To build the capacitor for today's lab, we will make use of a relic, a film can. We have a small supply for this lab. As you may recall, a capacitor is made of two conductors separated by a dielectric material. The smaller the distance between the two conductors, the stronger the capacitor. The plastic body of the film can will act as our dielectric. We will coat the outside with aluminum foil to act as one conductor, and will fill the can with water to act as the other conductor. Step-by-step instructions follow:
Get your film can, some aluminum foil, and some glue. The foil should be long enough to wrap the can, and wide enough to cover most of the can and a little bit of the bottom. Since you want to make sure that the conductor has good contact with the can, eliminate wrinkles in the foil. The easiest way to do this is to place the foil on the table and rub the bottom of the can on the foil. Apply glue to the foil and then wrap the can, folding over some foil onto the bottom of the can. While you are waiting for the glue to dry, skip down a few paragraphs and build your testing rig.

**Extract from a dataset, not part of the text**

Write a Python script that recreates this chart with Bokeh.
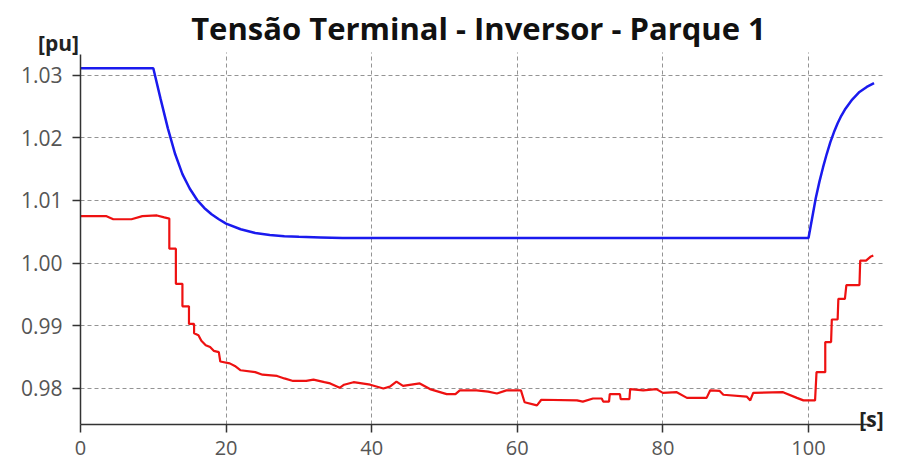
from bokeh.plotting import figure
from bokeh.models import Range1d, FixedTicker, Label, ColumnDataSource, LinearAxis, Grid
from bokeh.embed import file_html
from bokeh.resources import INLINE

# --- data -------------------------------------------------------------
# blue: terminal voltage reference (pu) vs time (s)
blue_t = [0, 10, 11, 12, 13, 14, 15, 16, 17, 18, 19, 20, 22, 24, 26, 28, 30, 33, 36,
          100, 100.5, 101, 101.5, 102, 102.5, 103, 103.5, 104, 104.5, 105, 106, 107, 108, 109]
blue_v = [1.0311, 1.0311, 1.0262, 1.0215, 1.0174, 1.0142, 1.0119, 1.0101, 1.0088, 1.0078,
          1.0070, 1.0063, 1.0054, 1.0048, 1.0045, 1.0043, 1.0042, 1.0041, 1.0040,
          1.0040, 1.0072, 1.0104, 1.0130, 1.0153, 1.0174, 1.0193, 1.0209, 1.0223, 1.0235,
          1.0245, 1.0261, 1.0273, 1.0281, 1.0287]

# red: measured inverter terminal voltage (pu) vs time (s)
red_t = [0, 3.5, 4.5, 7, 8.5, 10.5, 11.5, 12.2,
         12.2, 13.1, 13.1, 14.0, 14.0, 14.9, 14.9, 15.6, 15.6, 16.2, 16.6, 17.2, 17.8, 18.3,
         19.0, 19.2, 20.5, 21.2, 22.0, 24.0, 25, 27.0, 28, 29.2, 31, 32.0, 33.5, 34.3, 35.6,
         36.2, 37.5, 39.8, 41.6, 42.5, 43.4, 44.3, 46.6, 48, 50.3, 51.5, 52.1, 54.4, 56, 57.2,
         58.5, 60.5, 61, 62.7, 63.3, 68.2, 69, 70.4, 71.6, 71.8, 72.6, 72.7, 74.1, 74.2, 75.4,
         75.5, 77.3, 79.1, 80, 81.9, 83.3, 86.0, 86.5, 87.8, 88.3, 91.5, 92.0, 92.4, 96.5,
         98.4, 99.3, 100.9, 101.1, 102.3, 102.3, 103.1, 103.2, 104.0, 104.1, 105.0, 105.2,
         107.0, 107.1, 107.9, 108.5, 108.9]
red_v = [1.0075, 1.0075, 1.0070, 1.0070, 1.0075, 1.0076, 1.0073, 1.0071,
         1.0023, 1.0023, 0.9967, 0.9967, 0.9931, 0.9931, 0.9903, 0.9903, 0.9888, 0.9885,
         0.9876, 0.9869, 0.9866, 0.9860, 0.9858, 0.9843, 0.9840, 0.9836, 0.9829, 0.9826,
         0.9822, 0.9820, 0.9816, 0.9812, 0.9812, 0.9814, 0.9810, 0.9808, 0.9801, 0.9806,
         0.9810, 0.9806, 0.9800, 0.9803, 0.9811, 0.9804, 0.9808, 0.9799, 0.9791, 0.9791,
         0.9797, 0.9797, 0.9795, 0.9792, 0.9797, 0.9797, 0.9778, 0.9773, 0.9782, 0.9781,
         0.9779, 0.9784, 0.9784, 0.9779, 0.9779, 0.9791, 0.9791, 0.9783, 0.9783, 0.9799,
         0.9797, 0.9799, 0.9793, 0.9794, 0.9785, 0.9785, 0.9797, 0.9796, 0.9790, 0.9787,
         0.9781, 0.9793, 0.9794, 0.9785, 0.9781, 0.9781, 0.9826, 0.9826, 0.9874, 0.9874,
         0.9910, 0.9910, 0.9943, 0.9943, 0.9965, 0.9965, 1.0004, 1.0004, 1.0010, 1.0012]

x_ticks = [0, 20, 40, 60, 80, 100]
y_ticks = [0.98, 0.99, 1.00, 1.01, 1.02, 1.03]
y_tick_labels = {0.98: "0.98", 0.99: "0.99", 1.00: "1.00", 1.01: "1.01", 1.02: "1.02", 1.03: "1.03"}

TITLE = "Tensão Terminal - Inversor - Parque 1"
X_UNIT = "[s]"
Y_UNIT = "[pu]"

# --- geometry -------------------------------------------------------------
W, H = 899, 461
# plotting box (pixels) and the data limits it shows
PX_L, PX_R, PX_T, PX_B = 80, 883, 52, 424
X0, X1 = 0, 110.3
Y0, Y1 = 0.97425, 1.0336

sx = (X1 - X0) / (PX_R - PX_L)
sy = (Y1 - Y0) / (PX_B - PX_T)

def dx(px):
    return X0 + (px - PX_L) * sx

def dy(py):
    return Y1 - (py - PX_T) * sy

# the frame covers the whole canvas so that titles and units can sit
# anywhere; the axes are pinned to the corner of the plotting box
p = figure(width=W, height=H, output_backend="svg", toolbar_location=None,
           x_range=Range1d(dx(0), dx(W)), y_range=Range1d(dy(H), dy(0)),
           x_axis_location=None, y_axis_location=None,
           min_border=0)
p.outline_line_color = None
p.background_fill_color = "white"
p.border_fill_color = "white"
p.grid.visible = False

xaxis = LinearAxis(fixed_location=Y0, bounds=(X0, X1 - 1.8), ticker=FixedTicker(ticks=x_ticks))
yaxis = LinearAxis(fixed_location=X0, bounds=(Y0, Y1 - 0.0003), ticker=FixedTicker(ticks=y_ticks),
                   major_label_overrides=y_tick_labels)
for ax in (xaxis, yaxis):
    ax.axis_line_color = "#333333"
    ax.axis_line_width = 1.5
    ax.major_tick_line_color = "#333333"
    ax.major_tick_line_width = 1.5
    ax.major_tick_out = 8
    ax.major_tick_in = 0
    ax.minor_tick_out = 0
    ax.minor_tick_in = 0
    ax.major_label_text_font = "Open Sans"
    ax.major_label_text_color = "#555555"
xaxis.major_label_text_font_size = "20px"
yaxis.major_label_text_font_size = "21px"
xaxis.major_label_standoff = 8
yaxis.major_label_standoff = 10
p.add_layout(xaxis, "below")
p.add_layout(yaxis, "left")

xgrid = Grid(dimension=0, ticker=FixedTicker(ticks=x_ticks[1:]), cross_bounds=(Y0, Y1))
ygrid = Grid(dimension=1, ticker=FixedTicker(ticks=y_ticks), cross_bounds=(X0, X1))
for g in (xgrid, ygrid):
    g.grid_line_color = "#949494"
    g.grid_line_dash = "4 3"
    g.grid_line_width = 1
    p.add_layout(g)

src_b = ColumnDataSource(dict(t=blue_t, v=blue_v))
src_r = ColumnDataSource(dict(t=red_t, v=red_v))
p.line("t", "v", source=src_r, line_color="#ee1111", line_width=2.2)
p.line("t", "v", source=src_b, line_color="#1a1aee", line_width=2.5)

p.add_layout(Label(x=dx(478), y=dy(27), text=TITLE, text_align="center",
                   text_baseline="alphabetic", text_font="Open Sans",
                   text_font_style="bold", text_font_size="31px", text_color="#111111"))
p.add_layout(Label(x=dx(58), y=dy(42), text=Y_UNIT, text_align="center",
                   text_baseline="alphabetic", text_font="Open Sans",
                   text_font_style="bold", text_font_size="21px", text_color="#222222"))
p.add_layout(Label(x=dx(871), y=dy(418), text=X_UNIT, text_align="center",
                   text_baseline="alphabetic", text_font="Open Sans",
                   text_font_style="bold", text_font_size="21px", text_color="#222222"))

open("out.html", "w").write(file_html(p, INLINE))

Fill the can with water to about 2/3 full. The capacitor will need to have a current path to the inner conductor. To do this, puncture the cap of the film can with a bent paperclip. Put the top on the can and you are ready to go.
If you are waiting for the glue to dry, you should be reading this paragraph. In today's lab you will charge up your capacitor and then discharge it. Since the length of the resulting spark is of interest, we'll have to build a device where we can make careful measurements. Use the rods and clamps to build a rig that will support a piece of foamboard. Puncture the foamboard with a nail. This nail is what we will use to discharge the capactior. See the photo below to see how to set up your experiment:
Once you have built your capacitor and rig, tape a wire to your capacitor to act as a discharge path. If the contacts look dirty, get a piece of sand paper to clean the metal. The other end of the wire goes to an alligator clip that attaches to the nail.
Use a piece of fur to put a charge on a PVC pipe. Do this in a repeatable fashion. If you do it with 15 swipes the first time, do it with 15 swipes every time. After you are done charging your pipe, move the paperclip along the length of the pipe to collect the charge onto the plates of the capacitor. Place the capacitor under the nail, connect the capacitor to the nail using the alligator clip, and slowly push the nail through the foamboard until you see the spark. Measure the position of the nail, and then push the nail down until it touches the paperclip. Measure again to see the distance of the gap that the spark jumped across. Do this three times. Then do another three trials, this time collecting charge from the rod twice before discharging. Take similar data for 3, 4 and 5 collections. Note that it is very helpful to place tape upon the table so that you can put the capacitor back in the same position every time.
Air breaks down and becomes a conductor when it is exposed to an electric field of roughly 3300V/mm. In other words, if your spark jumped 2mm, there was a potential difference of 6600 volts between the two conductors. Graph your spark distance on the y axis and the number of "collections" on the x axis. These substitute for voltage on the y axis and charge on the x axis. What do you expect your graph to look like? What do you actually find?